While there is no legal requirement for an employer to offer financial compensation when it comes to uniforms, some would argue that this is the moral thing to do. Alternatively, a uniform allowance could be allocated, meaning that the uniform can be returned once their employment comes to an end. 

Another option would be to deduct the appropriate amount from an employee’s wage, in order to claim back the cost of the uniform. However, this must be written down and discussed beforehand, otherwise, it would be categorised as an unlawful deduction. 

If you are an employer and have given out uniforms to your members of staff for free, then you will be able to claim the cost back as an expense. This is known as ‘uniform tax’. Unfortunately, employees are not able to claim back expenses for their uniforms, but they can ask for compensation for repairs and cleaning services. 

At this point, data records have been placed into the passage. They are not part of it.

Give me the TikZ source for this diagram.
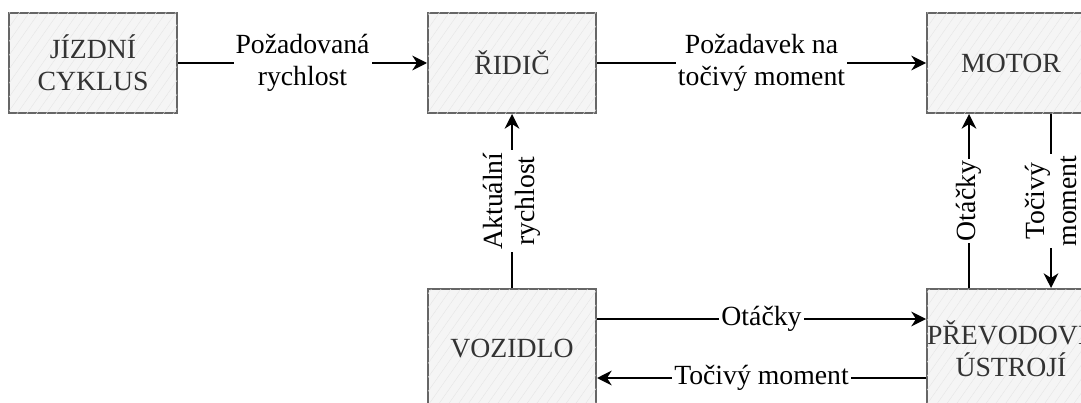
\documentclass[tikz,border=0pt]{standalone}
\usepackage{fontspec}
\setmainfont{Liberation Serif}
\usetikzlibrary{arrows.meta,positioning,patterns.meta}
\definecolor{ramecek}{HTML}{666666}
\definecolor{vypln}{HTML}{F5F5F5}
\definecolor{textbloku}{HTML}{333333}
\tikzset{
	every node/.style={
		font=\fontsize{20.8}{24}\selectfont
	},
	blok/.style={
		shape=rectangle,
		minimum width=126pt,
		minimum height=75pt,
		inner sep=0pt,
		align=center,
		text=textbloku,
		draw=ramecek,
		fill=vypln,
		postaction={pattern={Lines[angle=55,distance=6pt,line width=0.3pt]},pattern color=black!10},
	},
	popis/.style={
		fill=white,
		align=center,
		inner sep=1.5pt,
	},
	myarrow/.style={->},
}
\begin{document}
\begin{tikzpicture}[>={Stealth[length=11pt,width=11pt,inset=3.5pt]},line width=1.5pt]
	\useasboundingbox (0,0) rectangle (810.75pt,-302.25pt);
	\clip (0,0) rectangle (810.75pt,-302.25pt);
	
	% Bloky
	\node[blok]                      (cyklus) at (69.75pt,-47.25pt)      {JÍZDNÍ\\CYKLUS};
	\node[blok]                      (ridic)   [right=186.75pt of cyklus] {ŘIDIČ};
	\node[blok]                      (motor)   [right=246.75pt of ridic]  {MOTOR};
	\node[blok, minimum height=90pt] (vozidlo) [below=130.5pt of ridic]   {VOZIDLO};
	\node[blok, minimum height=90pt] (prevod)  [below=130.5pt of motor]   {PŘEVODOVÉ\\ÚSTROJÍ};
	
	% Horni rada
	\draw[myarrow] (cyklus) -- node[popis] {Požadovaná\\rychlost} (ridic);
	\draw[myarrow] (ridic) -- node[popis] {Požadavek na\\točivý moment} (motor);
	
	% Svisle spoje
	\draw[myarrow] (vozidlo) -- node[popis, rotate=90] {Aktuální\\rychlost} (ridic);
	\draw[myarrow] ([xshift=-31.5pt]prevod.north) -- node[popis, rotate=90] {Otáčky} ([xshift=-31.5pt]motor.south);
	\draw[myarrow] ([xshift=30pt]motor.south) -- node[popis, rotate=90] {Točivý\\moment} ([xshift=30pt]prevod.north);
	
	% Spodni rada
	\draw[myarrow] ([yshift=22.5pt]vozidlo.east) -- node[popis] {Otáčky} ([yshift=22.5pt]prevod.west);
	\draw[myarrow] ([yshift=-21.75pt]prevod.west) -- node[popis] {Točivý moment} ([yshift=-21.75pt]vozidlo.east);
	
\end{tikzpicture}
\end{document}
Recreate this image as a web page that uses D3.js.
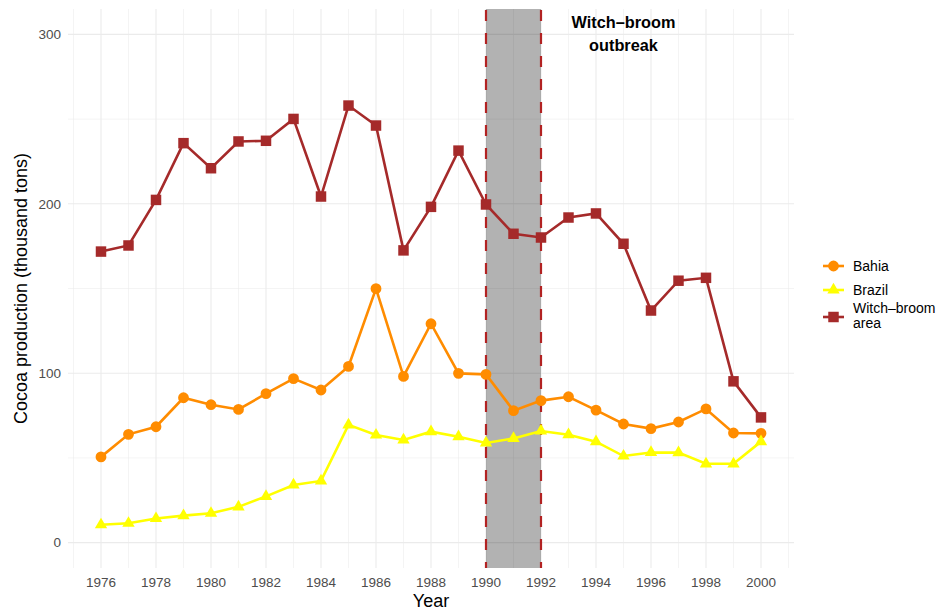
<!DOCTYPE html>
<html>
<head>
<meta charset="utf-8">
<script src="https://cdn.jsdelivr.net/npm/d3@7"></script>
<style>
  body { margin: 0; background: #fff; }
  svg { font-family: "Liberation Sans", Arial, sans-serif; }
</style>
</head>
<body>
<div id="chart"></div>
<script>
// data
const years = d3.range(1976, 2001);
const bahia = [50.6, 63.9, 68.4, 85.5, 81.4, 78.6, 87.9, 96.8, 90.1, 104.0, 149.9, 98.1, 129.2, 99.9, 99.3,
  77.9, 83.8, 86.1, 78.2, 70.0, 67.3, 71.2, 78.9, 64.7, 64.5];
const brazil = [10.5, 11.4, 14.2, 15.9, 17.3, 21.1, 27.3, 34.0, 36.4, 69.5, 63.5, 60.6, 65.5, 62.5, 58.8,
  61.5, 65.9, 63.7, 59.6, 51.1, 53.2, 53.1, 46.5, 46.5, 59.6];
const witchBroom = [171.8, 175.4, 202.3, 235.8, 221.0, 236.8, 237.2, 250.1, 204.3, 258.0, 246.2, 172.5, 198.2,
  231.4, 199.6, 182.3, 180.1, 191.9, 194.3, 176.4, 137.0, 154.6, 156.3, 95.2, 73.9];
const seriesNames = ["Bahia", "Brazil", "Witch\u2013broom area"];
const seriesColors = ["#ff8c00", "#ffff00", "#a52a2a"];
const seriesShapes = [d3.symbolCircle, d3.symbolTriangle, d3.symbolSquare];
const outbreak = [1990, 1992];
const xTicks = d3.range(1976, 2001, 2);
const yTicks = [0, 100, 200, 300];

const width = 941, height = 610;
const margin = {top: 9, left: 68, right: 147, bottom: 42};
const pw = width - margin.left - margin.right;
const ph = height - margin.top - margin.bottom;

const x = d3.scaleLinear().domain([1974.8, 2001.2]).range([0, pw]);
const y = d3.scaleLinear().domain([-15, 315]).range([ph, 0]);

const svg = d3.select("#chart").append("svg")
  .attr("width", width).attr("height", height);
const g = svg.append("g").attr("transform", `translate(${margin.left},${margin.top})`);

// grid
const grid = g.append("g");
grid.selectAll(".ymin").data([50, 150, 250]).join("line")
  .attr("x1", 0).attr("x2", pw).attr("y1", d => y(d)).attr("y2", d => y(d))
  .attr("stroke", "#ebebeb").attr("stroke-width", 0.55);
grid.selectAll(".xmin").data(d3.range(1975, 2002, 2)).join("line")
  .attr("y1", 0).attr("y2", ph).attr("x1", d => x(d)).attr("x2", d => x(d))
  .attr("stroke", "#ebebeb").attr("stroke-width", 0.55);
grid.selectAll(".ymaj").data(yTicks).join("line")
  .attr("x1", 0).attr("x2", pw).attr("y1", d => y(d)).attr("y2", d => y(d))
  .attr("stroke", "#ebebeb").attr("stroke-width", 1.1);
grid.selectAll(".xmaj").data(xTicks).join("line")
  .attr("y1", 0).attr("y2", ph).attr("x1", d => x(d)).attr("x2", d => x(d))
  .attr("stroke", "#ebebeb").attr("stroke-width", 1.1);

// outbreak band
g.append("rect")
  .attr("x", x(outbreak[0])).attr("width", x(outbreak[1]) - x(outbreak[0]))
  .attr("y", 0).attr("height", ph)
  .attr("fill", "#000").attr("fill-opacity", 0.3);
g.selectAll(".vl").data(outbreak).join("line")
  .attr("x1", d => x(d)).attr("x2", d => x(d)).attr("y1", 0).attr("y2", ph)
  .attr("stroke", "#b22222").attr("stroke-width", 2.2)
  .attr("stroke-dasharray", "11,12").attr("stroke-dashoffset", -1);

// annotation
const annX = x(1995);
const ann = g.append("text")
  .attr("x", annX).attr("y", y(300))
  .attr("text-anchor", "middle").attr("font-weight", "bold")
  .attr("font-size", 16.3).attr("fill", "#000");
ann.append("tspan").attr("x", annX).attr("dy", -6).text("Witch\u2013broom");
ann.append("tspan").attr("x", annX).attr("dy", 23).text("outbreak");

// series
const allSeries = [bahia, brazil, witchBroom];
const line = d3.line().x((d, i) => x(years[i])).y(d => y(d));
const sizes = [92, 66, 110];

allSeries.forEach((vals, k) => {
  g.append("path").datum(vals)
    .attr("d", line).attr("fill", "none")
    .attr("stroke", seriesColors[k]).attr("stroke-width", 2.6);
  g.selectAll(".pt" + k).data(vals).join("path")
    .attr("transform", (d, i) => `translate(${x(years[i])},${y(d)})`)
    .attr("d", d3.symbol().type(seriesShapes[k]).size(sizes[k]))
    .attr("fill", seriesColors[k]);
});

// axes
const yAx = g.append("g").attr("font-size", 13.5).attr("fill", "#4d4d4d");
yAx.selectAll("text").data(yTicks).join("text")
  .attr("x", -7).attr("y", d => y(d)).attr("dy", "0.35em")
  .attr("text-anchor", "end").text(d => d);
const xAx = g.append("g").attr("font-size", 13.5).attr("fill", "#4d4d4d");
xAx.selectAll("text").data(xTicks).join("text")
  .attr("x", d => x(d)).attr("y", ph + 19)
  .attr("text-anchor", "middle").text(d => d);

svg.append("text")
  .attr("x", margin.left + pw / 2).attr("y", 607)
  .attr("text-anchor", "middle").attr("font-size", 18).text("Year");
svg.append("text")
  .attr("transform", `translate(27,${margin.top + ph / 2}) rotate(-90)`)
  .attr("text-anchor", "middle").attr("font-size", 18)
  .text("Cocoa production (thousand tons)");

// legend
const lg = svg.append("g").attr("transform", "translate(821,0)");
const keyY = [266, 290, 317];
seriesNames.forEach((name, k) => {
  const row = lg.append("g").attr("transform", `translate(0,${keyY[k]})`);
  row.append("line").attr("x1", 2).attr("x2", 23)
    .attr("stroke", seriesColors[k]).attr("stroke-width", 2.6);
  row.append("path").attr("transform", "translate(12.5,0)")
    .attr("d", d3.symbol().type(seriesShapes[k]).size(sizes[k])).attr("fill", seriesColors[k]);
  const t = row.append("text").attr("x", 32).attr("font-size", 14).attr("fill", "#000");
  if (k === 2) {
    t.append("tspan").attr("x", 32).attr("dy", -4).text("Witch\u2013broom");
    t.append("tspan").attr("x", 32).attr("dy", 15).text("area");
  } else {
    t.attr("dy", "0.35em").text(name);
  }
});
</script>
</body>
</html>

The Equality Act 2010 states that any kind of discrimination in the workplace should not be tolerated. This also applies to uniforms. For example, people who identify as men and people who identify as women must have the same expectations when it comes to uniforms. 

When it comes to people with disabilities, reasonable adjustments must be made in order to ensure safety and comfort. Religious beliefs and different cultures also need to be taken into account. For example, some people prefer to cover their hair, so banning headwear as part of a uniform policy would not be acceptable for all employees. Men who practise the Sikh religion must wear turbans, which also must be respected in the workplace. 

Implementing a uniform policy shouldn’t be taken lightly; it should be thought through meticulously, and an employer should always take the opinions of their employees into consideration. With this in mind, it could be worth sending around a survey beforehand, to see how your workforce feels about a uniform policy as a whole.